The request:
Images are not part of the copy; transcribe all the data exactly.

>> Start

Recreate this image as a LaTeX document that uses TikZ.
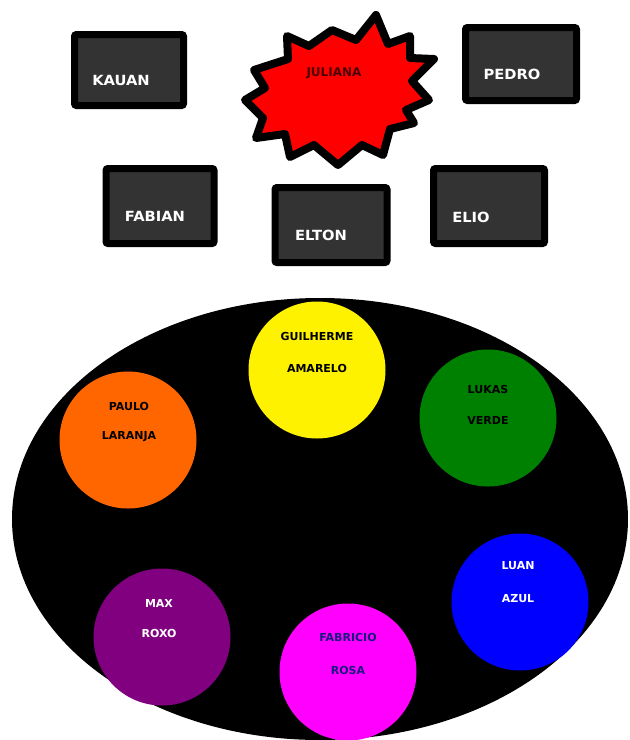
\documentclass[tikz,border=0pt]{standalone}
\usepackage{fontspec}
\setmainfont{DejaVu Sans}
\usetikzlibrary{shapes.geometric}
\definecolor{boxgray}{HTML}{333333}
\definecolor{discorange}{HTML}{FF6600}
\definecolor{discgreen}{HTML}{008000}
\definecolor{discpurple}{HTML}{800080}
\definecolor{discmagenta}{HTML}{FF00FF}
\definecolor{julianatext}{HTML}{4A0000}
\definecolor{rosatext}{HTML}{1A1A80}
\begin{document}
\begin{tikzpicture}[x=1pt,y=-1pt,
  namebox/.style={draw=black, line width=7pt, fill=boxgray, rounded corners=2pt, inner sep=0pt},
  boxtext/.style={text=white, font=\bfseries\fontsize{14}{14}\selectfont, inner sep=0pt, xscale=1.05},
  disc/.style={circle, minimum size=137pt, inner sep=0pt, draw=none},
  disctext/.style={font=\bfseries\fontsize{11}{11}\selectfont, inner sep=0pt},
  burst/.style={draw=black, line width=8pt, line join=round, fill=red}]
\useasboundingbox (0,0) rectangle (630,740);

% top name boxes
\node[namebox, minimum width=109pt, minimum height=71pt] (kauanbox) at (129,70) {};
\node[boxtext] (kauan) at (121,80) {KAUAN};
\node[namebox, minimum width=111pt, minimum height=73pt] (pedrobox) at (521,64) {};
\node[boxtext] (pedro) at (512,74) {PEDRO};
\node[namebox, minimum width=108pt, minimum height=75pt] (fabianbox) at (160,206) {};
\node[boxtext] (fabian) at (155,216) {FABIAN};
\node[namebox, minimum width=112pt, minimum height=75pt] (eltonbox) at (331,225) {};
\node[boxtext] (elton) at (321,235) {ELTON};
\node[namebox, minimum width=111pt, minimum height=75pt] (eliobox) at (489,206) {};
\node[boxtext] (elio) at (471,217) {ELIO};

% starburst
\draw[burst] (376,15) -- (388,44) -- (410,36) -- (410,58) -- (434,59)
  -- (412,81) -- (429,100) -- (406,110) -- (414,123) -- (390,129)
  -- (383,155) -- (362,145) -- (338,165) -- (314,145) -- (290,157)
  -- (285,134) -- (256,138) -- (263,118) -- (245,100) -- (265,88)
  -- (254,70) -- (288,59) -- (287,36) -- (309,46) -- (332,30)
  -- (356,40) -- cycle;
\node[font=\bfseries\fontsize{12}{12}\selectfont, text=julianatext, inner sep=0pt] (juliana) at (334,73) {JULIANA};

% table
\node[ellipse, fill=black, draw=none, minimum width=616pt, minimum height=442pt, inner sep=0pt] (table) at (320,519) {};

% discs
\node[disc, fill=yellow] (yellowdisc) at (317,370) {};
\node[disctext, text=black] at (317,336) {GUILHERME};
\node[disctext, text=black] at (317,368) {AMARELO};

\node[disc, fill=discgreen] (greendisc) at (488,418) {};
\node[disctext, text=black] at (488,389) {LUKAS};
\node[disctext, text=black] at (488,420) {VERDE};

\node[disc, fill=discorange] (orangedisc) at (128,440) {};
\node[disctext, text=black] at (129,406) {PAULO};
\node[disctext, text=black] at (129,437) {LARANJA};

\node[disc, fill=blue] (bluedisc) at (520,602) {};
\node[disctext, text=white] at (518,566) {LUAN};
\node[disctext, text=white] at (518,599) {AZUL};

\node[disc, fill=discpurple] (purpledisc) at (162,637) {};
\node[disctext, text=white] at (159,603) {MAX};
\node[disctext, text=white] at (159,633) {ROXO};

\node[disc, fill=discmagenta] (magentadisc) at (348,672) {};
\node[disctext, text=rosatext] at (348,637) {FABRICIO};
\node[disctext, text=rosatext] at (348,670) {ROSA};
\end{tikzpicture}
\end{document}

>> End

Exercise response:
Recreate this image as a LaTeX document that uses TikZ.
\documentclass[tikz,border=0pt]{standalone}
\usepackage{fontspec}
\setmainfont{DejaVu Sans}
\usetikzlibrary{shapes.geometric}
\definecolor{boxgray}{HTML}{333333}
\definecolor{discorange}{HTML}{FF6600}
\definecolor{discgreen}{HTML}{008000}
\definecolor{discpurple}{HTML}{800080}
\definecolor{discmagenta}{HTML}{FF00FF}
\definecolor{julianatext}{HTML}{4A0000}
\definecolor{rosatext}{HTML}{1A1A80}
\begin{document}
\begin{tikzpicture}[x=1pt,y=-1pt,
  namebox/.style={draw=black, line width=7pt, fill=boxgray, rounded corners=2pt, inner sep=0pt},
  boxtext/.style={text=white, font=\bfseries\fontsize{14}{14}\selectfont, inner sep=0pt, xscale=1.05},
  disc/.style={circle, minimum size=137pt, inner sep=0pt, draw=none},
  disctext/.style={font=\bfseries\fontsize{11}{11}\selectfont, inner sep=0pt},
  burst/.style={draw=black, line width=8pt, line join=round, fill=red}]
\useasboundingbox (0,0) rectangle (630,740);

% top name boxes
\node[namebox, minimum width=109pt, minimum height=71pt] (kauanbox) at (129,70) {};
\node[boxtext] (kauan) at (121,80) {KAUAN};
\node[namebox, minimum width=111pt, minimum height=73pt] (pedrobox) at (521,64) {};
\node[boxtext] (pedro) at (512,74) {PEDRO};
\node[namebox, minimum width=108pt, minimum height=75pt] (fabianbox) at (160,206) {};
\node[boxtext] (fabian) at (155,216) {FABIAN};
\node[namebox, minimum width=112pt, minimum height=75pt] (eltonbox) at (331,225) {};
\node[boxtext] (elton) at (321,235) {ELTON};
\node[namebox, minimum width=111pt, minimum height=75pt] (eliobox) at (489,206) {};
\node[boxtext] (elio) at (471,217) {ELIO};

% starburst
\draw[burst] (376,15) -- (388,44) -- (410,36) -- (410,58) -- (434,59)
  -- (412,81) -- (429,100) -- (406,110) -- (414,123) -- (390,129)
  -- (383,155) -- (362,145) -- (338,165) -- (314,145) -- (290,157)
  -- (285,134) -- (256,138) -- (263,118) -- (245,100) -- (265,88)
  -- (254,70) -- (288,59) -- (287,36) -- (309,46) -- (332,30)
  -- (356,40) -- cycle;
\node[font=\bfseries\fontsize{12}{12}\selectfont, text=julianatext, inner sep=0pt] (juliana) at (334,73) {JULIANA};

% table
\node[ellipse, fill=black, draw=none, minimum width=616pt, minimum height=442pt, inner sep=0pt] (table) at (320,519) {};

% discs
\node[disc, fill=yellow] (yellowdisc) at (317,370) {};
\node[disctext, text=black] at (317,336) {GUILHERME};
\node[disctext, text=black] at (317,368) {AMARELO};

\node[disc, fill=discgreen] (greendisc) at (488,418) {};
\node[disctext, text=black] at (488,389) {LUKAS};
\node[disctext, text=black] at (488,420) {VERDE};

\node[disc, fill=discorange] (orangedisc) at (128,440) {};
\node[disctext, text=black] at (129,406) {PAULO};
\node[disctext, text=black] at (129,437) {LARANJA};

\node[disc, fill=blue] (bluedisc) at (520,602) {};
\node[disctext, text=white] at (518,566) {LUAN};
\node[disctext, text=white] at (518,599) {AZUL};

\node[disc, fill=discpurple] (purpledisc) at (162,637) {};
\node[disctext, text=white] at (159,603) {MAX};
\node[disctext, text=white] at (159,633) {ROXO};

\node[disc, fill=discmagenta] (magentadisc) at (348,672) {};
\node[disctext, text=rosatext] at (348,637) {FABRICIO};
\node[disctext, text=rosatext] at (348,670) {ROSA};
\end{tikzpicture}
\end{document}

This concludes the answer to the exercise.